The first part of the report specifies the confidence thresholds to set in order to generate correct acceptance rates of 10% through to 90%, and lists the rates of false acceptances at each level. The second part specifies the confidence thresholds to set in order to generate false rejection rates of 5%, 2%, 1%, 0.5%, and 0.1%, and lists the correct rejection rates experienced at each level.
mycontext: 38 inv correct, 1 inv incorrect, 20 oov utts
10% CA at 990 FA(inv) = 0.0% FA(oov) = 0.0%
20% CA at 986 FA(inv) = 0.0% FA(oov) = 0.0%
30% CA at 984 FA(inv) = 0.0% FA(oov) = 0.0%
40% CA at 979 FA(inv) = 0.0% FA(oov) = 0.0%
50% CA at 976 FA(inv) = 0.0% FA(oov) = 0.0%
60% CA at 971 FA(inv) = 0.0% FA(oov) = 0.0%
70% CA at 964 FA(inv) = 0.0% FA(oov) = 5.0%
80% CA at 953 FA(inv) = 0.0% FA(oov) = 5.0%
90% CA at 819 FA(inv) = 100.0% FA(oov) = 10.0%
5% FR at 693 CR(inv) = 0.0% CR(oov) = 75.0%
2% FR at 370 CR(inv) = 0.0% CR(oov) = 65.0%
1% FR at 370 CR(inv) = 0.0% CR(oov) = 65.0%
.5% FR at 370 CR(inv) = 0.0% CR(oov) = 65.0%
.1% FR at 370 CR(inv) = 0.0% CR(oov) = 65.0%
context-name total-invocab-correct total-invocab-incorrect total-oovocab
FA(inv) = 100.0 * tot_fa_iv_incorrect / tot_iv_incorrect
FA(oov) = 100.0 * tot_fa_oov / tot_oov
CR(inv) = 100.0 * tot_cr_iv_incorrect / tot_iv_incorrect
CR(oov) = 100.0 * tot_cr_oov / tot_oov
The report begins with a list of the total results (correct in-vocabulary utterances, incorrect acceptances, and total rejected utterances).
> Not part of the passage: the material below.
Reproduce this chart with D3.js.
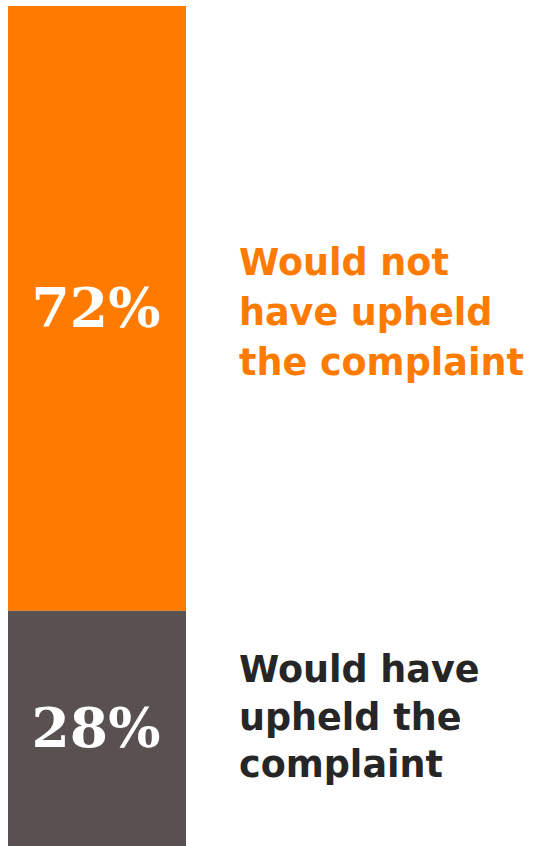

It then lists the confidence scores required to achieve the specified percent of correct acceptances. For example, the report above shows that to obtain a correct acceptance rate of only 10%, the required confidence level is 990 (out of 1000). To obtain a correct acceptance rate of 20%, the required confidence level is 986. Both confidence levels result in a false acceptance rate of 0%.